Ce qu’eût été 1852}}
 
Mais sans cet abominable Deux-Décembre, « nécessaire » comme disent les complices et à leur suite les dupes, que se serait-il donc passé en France ? Mon Dieu ! ceci :
Remontons de quelques pas en arrière et rappelons sommairement la situation telle qu’elle était avant le coup d’État.
Le parti du passé, sous le nom de parti de l’ordre, résistait à la République, en d’autres termes résistait à l’avenir.
Qu’on s’y oppose ou non, qu’on y consente ou non, la République, toute illusion laissée de côté, est l’avenir, prochain ou lointain, mais inévitable, des nations.
Comment s’établira la République ? Elle peut s’établir de deux façons, par la lutte ou par le progrès. Les démocrates la veulent par le progrès ; leurs adversaires, les hommes du passé, semblent la vouloir par la lutte.
Comme nous venons de le rappeler, les hommes du passé résistent ; ils s’obstinent ; ils donnent des coups de hache dans l’arbre, se figurant qu’ils arrêteront la sève qui monte. Ils prodiguent la force, la puérilité et la colère.

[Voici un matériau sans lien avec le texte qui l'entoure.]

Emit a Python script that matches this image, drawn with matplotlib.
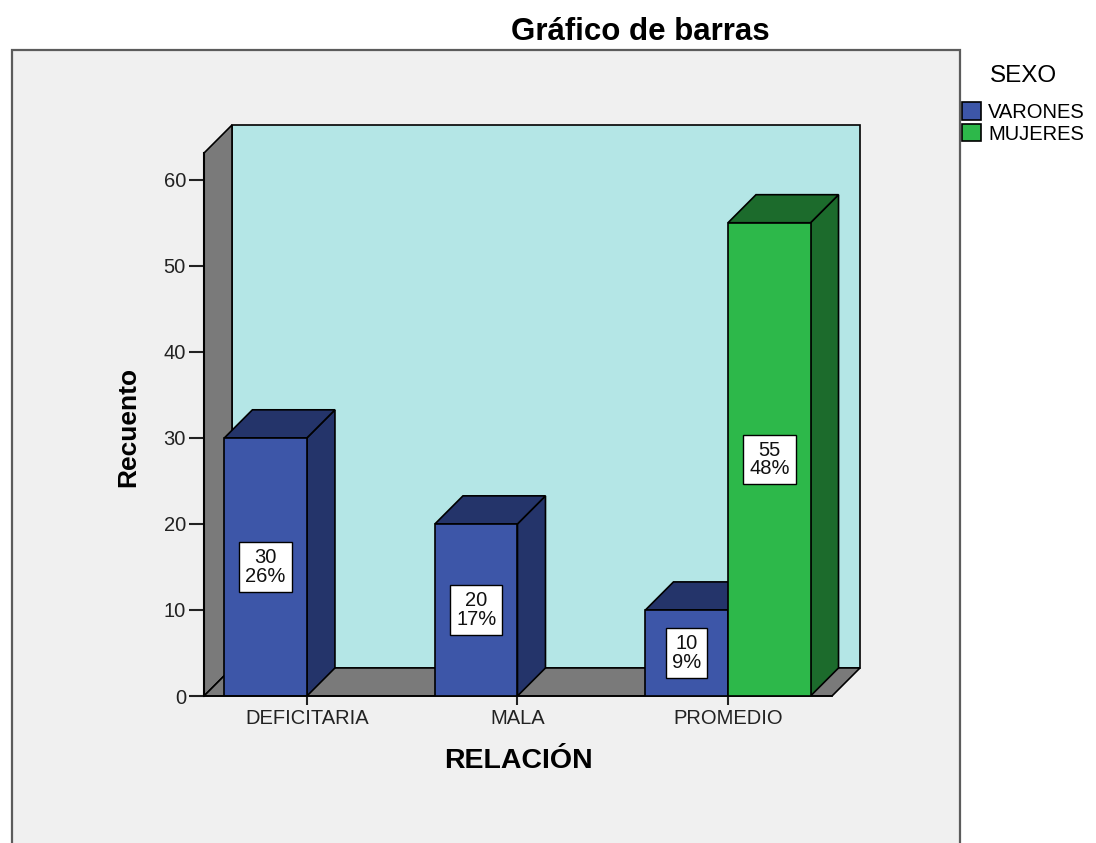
import matplotlib
matplotlib.use('Agg')
import matplotlib.pyplot as plt
from matplotlib.patches import Polygon, Rectangle

# ---------------- data ----------------
categories = ['DEFICITARIA', 'MALA', 'PROMEDIO']
series_names = ['VARONES', 'MUJERES']
varones = [30, 20, 10]
mujeres = [0, 0, 55]
varones_pct = [26, 17, 9]
mujeres_pct = [0, 0, 48]
yticks = [0, 10, 20, 30, 40, 50, 60]

# ---------------- style ----------------
plt.rcParams['font.family'] = ['Liberation Sans', 'DejaVu Sans']
C_WALL_BACK = '#b4e6e6'
C_WALL = '#7a7a7a'
C_BLUE = '#3d56a8'
C_BLUE_D = '#24346a'
C_GREEN = '#2db84a'
C_GREEN_D = '#1c6b2c'
EDGE_LW = 1.2

W, H = 1096, 843
fig = plt.figure(figsize=(W / 100, H / 100), dpi=100)
fig.patch.set_facecolor('white')

# outer grey panel
panel = Rectangle((12 / W, -0.05), (960 - 12) / W, (1 - 50 / H) + 0.05,
                  transform=fig.transFigure, facecolor='#f0f0f0',
                  edgecolor='#5c5c5c', linewidth=1.6, zorder=-5)
fig.add_artist(panel)

# plot axes
px_left, px_right, px_bottom, px_top = 204, 860, 696, 125
ax = fig.add_axes([px_left / W, 1 - px_bottom / H,
                   (px_right - px_left) / W, (px_bottom - px_top) / H])
ax.patch.set_visible(False)

BW = 0.392     # bar width (category units)
DX = 0.133     # 3D depth offset in x
DY = 3.26      # 3D depth offset in y
XMIN = -0.489
XMAX = 2.494
YTOP = 63.1
ax.set_xlim(XMIN, XMAX + DX)
ax.set_ylim(0, YTOP + DY)

# walls
back = Rectangle((XMIN + DX, DY), XMAX - XMIN, YTOP, facecolor=C_WALL_BACK,
                 edgecolor='black', linewidth=EDGE_LW, clip_on=False, zorder=0.5)
ax.add_patch(back)
left = Polygon([(XMIN, 0), (XMIN, YTOP), (XMIN + DX, YTOP + DY), (XMIN + DX, DY)],
               closed=True, facecolor=C_WALL, edgecolor='black',
               linewidth=EDGE_LW, clip_on=False, zorder=0.6)
ax.add_patch(left)
floor = Polygon([(XMIN, 0), (XMAX, 0), (XMAX + DX, DY), (XMIN + DX, DY)],
                closed=True, facecolor=C_WALL, edgecolor='black',
                linewidth=EDGE_LW, clip_on=False, zorder=0.7)
ax.add_patch(floor)

# bars (left to right so the 3D faces overlap correctly)
bars = []
for i in range(len(categories)):
    bars.append((i - BW, varones[i], varones_pct[i], C_BLUE, C_BLUE_D))
    bars.append((i, mujeres[i], mujeres_pct[i], C_GREEN, C_GREEN_D))
bars = [b for b in bars if b[1] > 0]
bars.sort(key=lambda b: b[0])

for k, (x0, v, pct, face, dark) in enumerate(bars):
    z = 2 + k * 0.5
    x1 = x0 + BW
    side = Polygon([(x1, 0), (x1 + DX, DY), (x1 + DX, v + DY), (x1, v)], closed=True,
                   facecolor=dark, edgecolor='black', linewidth=EDGE_LW, zorder=z)
    top = Polygon([(x0, v), (x1, v), (x1 + DX, v + DY), (x0 + DX, v + DY)], closed=True,
                  facecolor=dark, edgecolor='black', linewidth=EDGE_LW, zorder=z + 0.1)
    ax.add_patch(side)
    ax.add_patch(top)
    ax.bar([x0], [v], width=BW, align='edge', color=face, edgecolor='black',
           linewidth=EDGE_LW, zorder=z + 0.2)
    ax.text(x0 + BW / 2, v / 2, f'{v}\n{pct}%', ha='center', va='center',
            fontsize=14.5, linespacing=0.95, zorder=20, color='#111111',
            bbox=dict(boxstyle='square,pad=0.3', facecolor='white',
                      edgecolor='black', linewidth=1.0))

# axes decoration
for s in ['top', 'right']:
    ax.spines[s].set_visible(False)
ax.spines['left'].set_bounds(0, YTOP)
ax.spines['bottom'].set_bounds(XMIN, XMAX)
ax.spines['left'].set_linewidth(1.5)
ax.spines['bottom'].set_linewidth(1.2)
ax.set_xticks(range(len(categories)))
ax.set_xticklabels(categories)
ax.set_yticks(yticks)
ax.tick_params(axis='x', length=6.5, width=1.5, pad=3.0, labelsize=14.5, colors='#222222')
ax.tick_params(axis='y', length=11, width=1.5, pad=2, labelsize=14.5, colors='#222222')

ax.set_xlabel('RELACIÓN', fontsize=20.5, fontweight='bold', va='center')
ax.xaxis.set_label_coords((518 - px_left) / (px_right - px_left),
                          (px_bottom - 761) / (px_bottom - px_top))
ax.set_ylabel('Recuento', fontsize=19, fontweight='bold', va='center')
ax.yaxis.set_label_coords((128 - px_left) / (px_right - px_left),
                          (px_bottom - 427) / (px_bottom - px_top))

fig.text(640 / W, 1 - 40 / H, 'Gráfico de barras', ha='center', va='baseline',
         fontsize=22.5, fontweight='bold')

# legend
handles = [Rectangle((0, 0), 1, 1, facecolor=C_BLUE, edgecolor='black', linewidth=1.2),
           Rectangle((0, 0), 1, 1, facecolor=C_GREEN, edgecolor='black', linewidth=1.2)]
leg = fig.legend(handles, series_names, title='SEXO', loc='upper left',
                 bbox_to_anchor=(962 / W, 1 - 65 / H), frameon=False, fontsize=14.5,
                 title_fontsize=17.5, handlelength=0.95, handleheight=0.95,
                 handletextpad=0.35, labelspacing=0.1, borderpad=0, borderaxespad=0)
leg._legend_box.sep = 11

fig.savefig('out.png', dpi=100)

Ne jetons aucune parole amère à nos anciens adversaires tombés avec nous, le même jour que nous, et plusieurs honorablement de leur côté ; bornons-nous à constater que c’est dans cette lutte que la majorité de l’Assemblée législative de France était entrée dès les premiers jours de son installation, dès le mois de mai 1849.
Cette politique de résistance est une politique funeste. Cette lutte de l’homme contre Dieu est nécessairement vaine ; mais, nulle comme résultat, elle est féconde en catastrophes. Ce qui doit être sera ; il faut que ce qui doit couler coule, que ce qui doit tomber tombe, que ce qui doit naître naisse, que ce qui doit croître croisse ; mais faites obstacle à ces lois naturelles, le trouble survient, le désordre commence. Chose triste, c’est ce désordre qu’on avait appelé l’ordre.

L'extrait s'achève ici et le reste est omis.